According to Sam and Jim Commenting on things that irk us off, make us laugh out loud or just seem too weird too believe According to Sam and Jim: We Must Honor Their Sacrifices

Friday, May 25, 2012

We Must Honor Their Sacrifices

Since Monday is Memorial Day Sam and I would like to salute all of our veterans living or dead. So many men and women have sacrificed their lives for us and for our country. It is fitting to pay homage to what they did. 

Did you know that 405,399 Americans died in WWII from combat and other causes and 670,846 were wounded? 116,516 died in WWI and 204,002 were wounded. 36,516 died in Korea and 92,134 were wounded. 58,209 died in Vietnam and 153,303 were wounded. The death toll in Iraq was more than 4,800 and the wounded totaled at least 32,000. Afghanistan figures are hard to pin down but more than 2,000 have died there and the number of wounded is no doubt many times higher. There also are scores of smaller wars or skirmishes too numerous to mention where Americans also died. 

But what’s really amazing is that 562,000 soldiers died during the Civil War where Americans killed Americans, and 418, 206 were wounded. For what? To end slavery as many suggest? To protect state’s rights? To protest high tariffs on foreign trade? 

An article titled Memorial Day History, found on the internet but with no author’s name, says that Memorial Day was originally called Decoration Day. Many cities and towns have laid claim to being the birthplace of Memorial Day, but some women's groups in the South probably started the tradition of honoring our war dead by decorating graves before the end of the Civil War. Waterloo N.Y. was officially declared the birthplace of Memorial Day by President Lyndon Johnson in May 1966, 

“Memorial Day was officially proclaimed on 5 May 1868 by General John Logan, national commander of the Grand Army of the Republic, in his General Order No. 11, and was first observed on 30 May 1868, when flowers were placed on the graves of Union and Confederate soldiers at Arlington National Cemetery. The first state to officially recognize the holiday was New York in 1873. By 1890 it was recognized by all of the northern states. The South refused to acknowledge the day, honoring their dead on separate days until after World War I (when the holiday changed from honoring just those who died fighting in the Civil War to honoring Americans who died fighting in any war). It is now celebrated in almost every State on the last Monday in May (passed by Congress with the National Holiday Act of 1971, to ensure a three day weekend for Federal holidays).” 

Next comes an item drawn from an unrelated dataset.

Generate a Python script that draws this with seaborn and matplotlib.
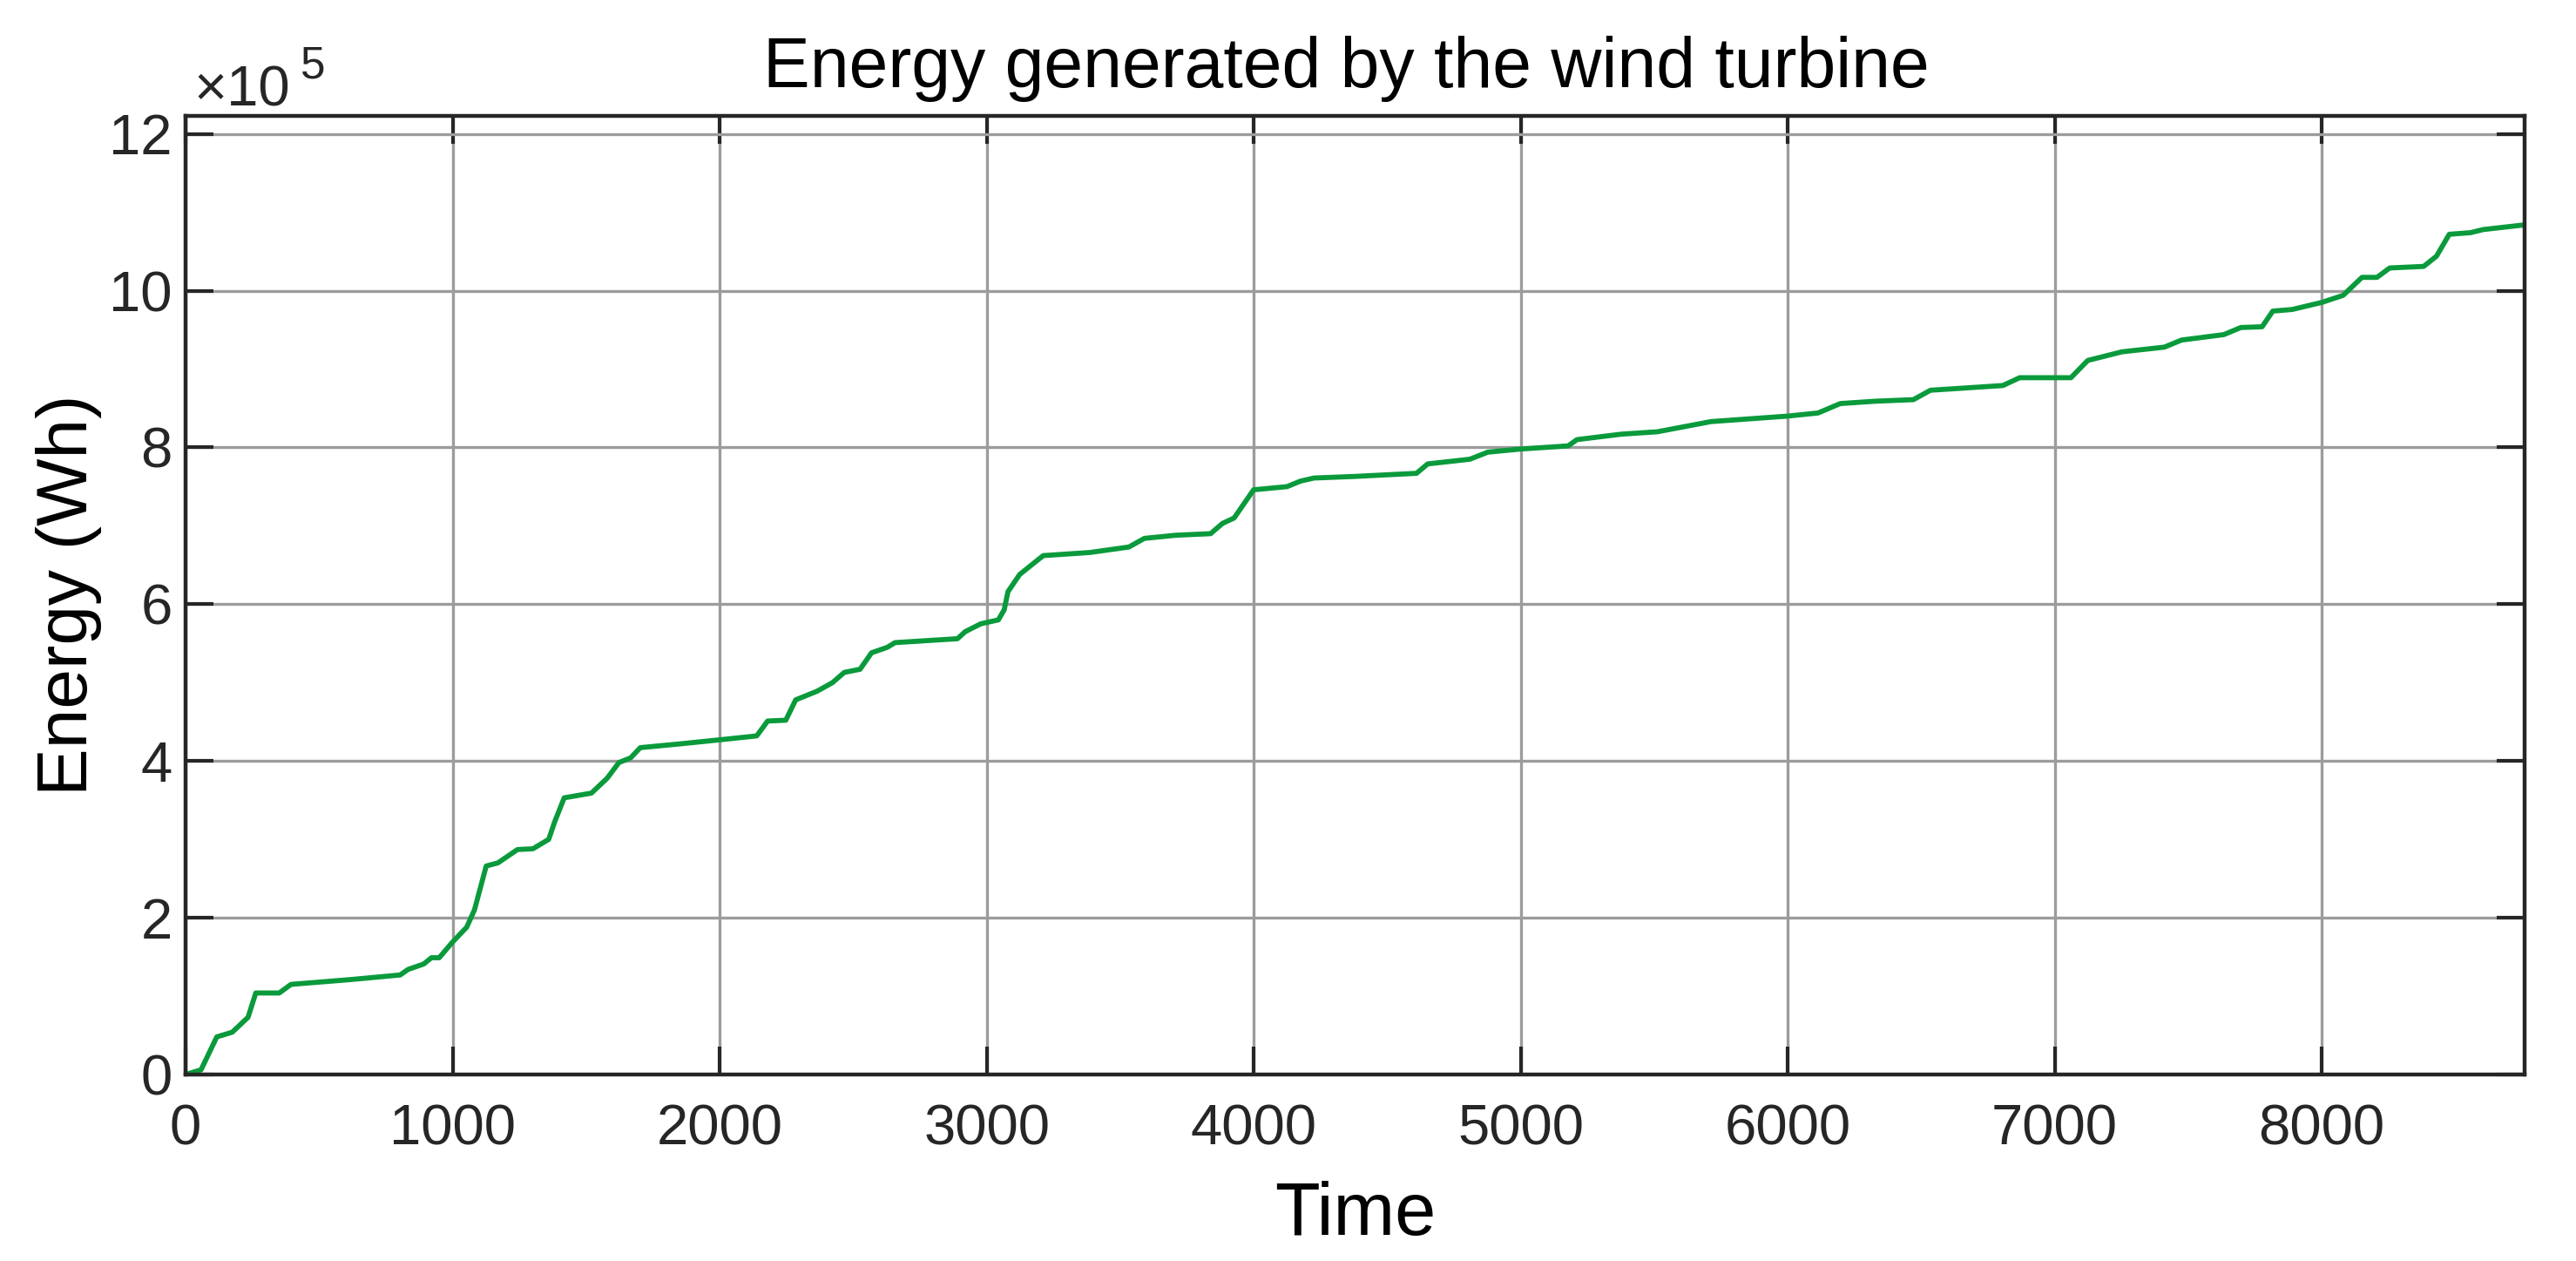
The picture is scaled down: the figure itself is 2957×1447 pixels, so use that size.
import matplotlib
matplotlib.use("Agg")
import matplotlib.pyplot as plt
import seaborn as sns
import pandas as pd
from matplotlib.ticker import FuncFormatter

# ---- data (energy in units of 1e5 Wh) ----
time_h = [0, 58, 117, 175, 234, 263, 351, 395, 614, 804, 833, 892, 921, 950,
          1000, 1053, 1082, 1126, 1170, 1243, 1301, 1360, 1382, 1418, 1520,
          1579, 1623, 1667, 1703, 1857, 2000, 2139, 2180, 2248, 2285, 2365,
          2423, 2467, 2526, 2569, 2628, 2657, 2891, 2920, 2978, 3044, 3066,
          3080, 3124, 3212, 3387, 3533, 3591, 3708, 3839, 3883, 3927, 4000,
          4125, 4175, 4226, 4376, 4610, 4652, 4810, 4877, 5000, 5178, 5211,
          5378, 5512, 5713, 6000, 6114, 6197, 6328, 6471, 6535, 6806, 6869,
          7061, 7124, 7252, 7411, 7475, 7634, 7697, 7777, 7817, 7889, 8000,
          8080, 8151, 8207, 8255, 8382, 8430, 8478, 8557, 8605, 8760]
energy_e5 = [0.00, 0.06, 0.48, 0.54, 0.73, 1.04, 1.04, 1.15, 1.21, 1.27, 1.34,
             1.41, 1.49, 1.49, 1.69, 1.88, 2.10, 2.66, 2.70, 2.87, 2.88, 3.00,
             3.22, 3.53, 3.59, 3.78, 3.98, 4.04, 4.17, 4.22, 4.27, 4.32, 4.51,
             4.52, 4.78, 4.89, 5.00, 5.13, 5.17, 5.38, 5.45, 5.51, 5.56, 5.65,
             5.75, 5.80, 5.93, 6.16, 6.38, 6.62, 6.66, 6.73, 6.84, 6.88, 6.90,
             7.03, 7.10, 7.46, 7.50, 7.57, 7.61, 7.63, 7.67, 7.79, 7.85, 7.94,
             7.98, 8.02, 8.10, 8.17, 8.20, 8.33, 8.40, 8.44, 8.56, 8.59, 8.61,
             8.73, 8.79, 8.89, 8.89, 9.11, 9.22, 9.28, 9.37, 9.44, 9.53, 9.54,
             9.74, 9.76, 9.85, 9.94, 10.17, 10.17, 10.29, 10.31, 10.44, 10.72,
             10.74, 10.78, 10.84]
x_ticks = [0, 1000, 2000, 3000, 4000, 5000, 6000, 7000, 8000]
y_ticks_e5 = [0, 2, 4, 6, 8, 10, 12]

title_text = "Energy generated by the wind turbine"
x_label = "Time"
y_label = "Energy (Wh)"

df = pd.DataFrame({"Time": time_h, "Energy": [v * 1e5 for v in energy_e5]})

sns.set_theme(style="white")
plt.rcParams["font.family"] = ["Liberation Sans", "DejaVu Sans"]

W, H = 2957, 1447
fig = plt.figure(figsize=(W / 100, H / 100), dpi=100)
fig.patch.set_facecolor("white")
ax = fig.add_axes([213 / W, 1 - 1233 / H, (2898 - 213) / W, (1233 - 133) / H])
ax.set_facecolor("white")

sns.lineplot(data=df, x="Time", y="Energy", ax=ax, color="#0a9a3c",
             linewidth=4.2, estimator=None, sort=True)

ax.set_xlim(0, 8760)
ax.set_ylim(0, 12.23e5)
ax.set_xticks(x_ticks)
ax.set_yticks([v * 1e5 for v in y_ticks_e5])
ax.yaxis.set_major_formatter(FuncFormatter(lambda v, p: f"{v / 1e5:g}"))
ax.xaxis.set_major_formatter(FuncFormatter(lambda v, p: f"{v:g}"))

ax.grid(True, color="#9c9c9c", linewidth=2.4, linestyle="-")
ax.set_axisbelow(True)
for s in ax.spines.values():
    s.set_visible(True)
    s.set_color("#262626")
    s.set_linewidth(3.2)

ax.tick_params(axis="both", which="major", direction="in", length=23, width=3,
               color="#262626", labelsize=47, labelcolor="#262626",
               top=True, right=True, bottom=True, left=True)
ax.tick_params(axis="x", pad=24)
ax.tick_params(axis="y", pad=11)

ax.set_xlabel(x_label, fontsize=61, color="black", va="baseline")
ax.xaxis.set_label_coords(0.5, (1233 - 1417) / 1100)
ax.set_ylabel(y_label, fontsize=59, color="black", va="baseline")
ax.yaxis.set_label_coords((100 - 213) / 2685, 0.5)

fig.text(1545 / W, 1 - 100 / H, title_text, fontsize=58, color="black",
         ha="center", va="baseline")

# exponent multiplier
fig.text(222 / W, 1 - 121 / H, "\u00d710", fontsize=47, color="#262626",
         ha="left", va="baseline")
fig.text(345 / W, 1 - 89 / H, "5", fontsize=37, color="#262626",
         ha="left", va="baseline")

fig.savefig("out.png", dpi=100, facecolor="white")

As you probably know, many towns and cities still hold Memorial Day parades and sponsor other activities,  but observances of Memorial day have diminished and thy aren’t what they used to be. Too many of us are at beach or checking out the sales at the malls. A lot of people, particularly younger ones who don’t know any better, think the day is for honoring any and all dead, and not just those fallen in service to our country. 

Quoting again from the aforementioned internet article, “There are a few notable exceptions. Since the late 50's on the Thursday before Memorial Day, the 1,200 soldiers of the 3d U.S. Infantry place small American flags at each of the more than 260,000 gravestones at Arlington National Cemetery. They then patrol 24 hours a day during the weekend to ensure that each flag remains standing. In 1951, the Boy Scouts and Cub Scouts of St. Louis began placing flags on the 150,000 graves at Jefferson Barracks National Cemetery as an annual Good Turn, a practice that continues to this day. More recently, beginning in 1998, on the Saturday before the observed day for Memorial Day, the Boys Scouts and Girl Scouts place a candle at each of approximately 15,300 grave sites of soldiers buried at Fredericksburg and Spotsylvania National Military Park on Marye's Heights.” 

If you’re interested, a National Moment of Remembrance resolution was passed in Dec 2000, asking that at 3 p.m. local time on Memorial Day, all Americans voluntarily and informally pause from whatever they are doing to observe a moment of silence or listening to Taps. That certainly seems reasonable. 

Some people, including members of Congress think the three-day weekend observance of Memorial Dy takes away from the importance of Memorial Day. Those people have proposed to restore observation of Memorial Day to the last Monday in May as a stand-alone day. 

Three bags of poop on us if we forgot those who have sacrificed their lives so that others may live.